[Short exercise] Please print exactly the lines below, from the start of the material up to and including the line with "(cC) at (233,296.5);", but none of the pictures.

[Dataset excerpt]

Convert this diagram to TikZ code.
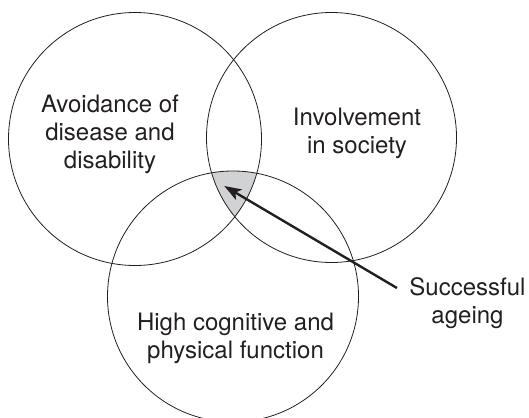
\documentclass[tikz,border=0pt]{standalone}
\usepackage{fontspec}
\setmainfont{TeX Gyre Heros}
\usetikzlibrary{arrows.meta}
\definecolor{ink}{HTML}{231F20}
\definecolor{core}{HTML}{D1D2D4}

\begin{document}
\begin{tikzpicture}[x=1pt,y=-1pt,
	lbl/.style={align=center,font=\fontsize{24}{28}\selectfont,text=ink},
	ring/.style={draw=ink,line width=0.8pt}]
	\useasboundingbox (0,0) rectangle (529,417);
	\coordinate (cA) at (135,139); \coordinate (cB) at (331.5,137.5); \coordinate (cC) at (233,296.5);
	
	\begin{scope}
		\clip (cA) circle (126.5pt); \clip (cB) circle (125pt);
		\fill[core] (cC) circle (125.5pt);
	\end{scope}
	\draw[ring] (cA) circle (126.5pt);
	\draw[ring] (cB) circle (125pt);
	\draw[ring] (cC) circle (125.5pt);
	
	\node[lbl] (avoid) at (110,134.5) {Avoidance of\\disease and\\disability};
	\node[lbl] (involve) at (357,133.7) {Involvement\\in society};
	\node[lbl] (func) at (235.5,338) {High cognitive and\\physical function};
	\node[lbl] (succ) at (467.5,303) {Successful\\ageing};
	
	\coordinate (tip) at (224.3,186);
	\draw[-{Stealth[length=17pt,width=12pt,inset=4pt]},line width=2.4pt,ink] ([xshift=-9pt,yshift=15pt]succ.west) -- (tip);
\end{tikzpicture}
\end{document}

[Answer to the task]
Convert this diagram to TikZ code.
\documentclass[tikz,border=0pt]{standalone}
\usepackage{fontspec}
\setmainfont{TeX Gyre Heros}
\usetikzlibrary{arrows.meta}
\definecolor{ink}{HTML}{231F20}
\definecolor{core}{HTML}{D1D2D4}

\begin{document}
\begin{tikzpicture}[x=1pt,y=-1pt,
	lbl/.style={align=center,font=\fontsize{24}{28}\selectfont,text=ink},
	ring/.style={draw=ink,line width=0.8pt}]
	\useasboundingbox (0,0) rectangle (529,417);
	\coordinate (cA) at (135,139); \coordinate (cB) at (331.5,137.5); \coordinate (cC) at (233,296.5);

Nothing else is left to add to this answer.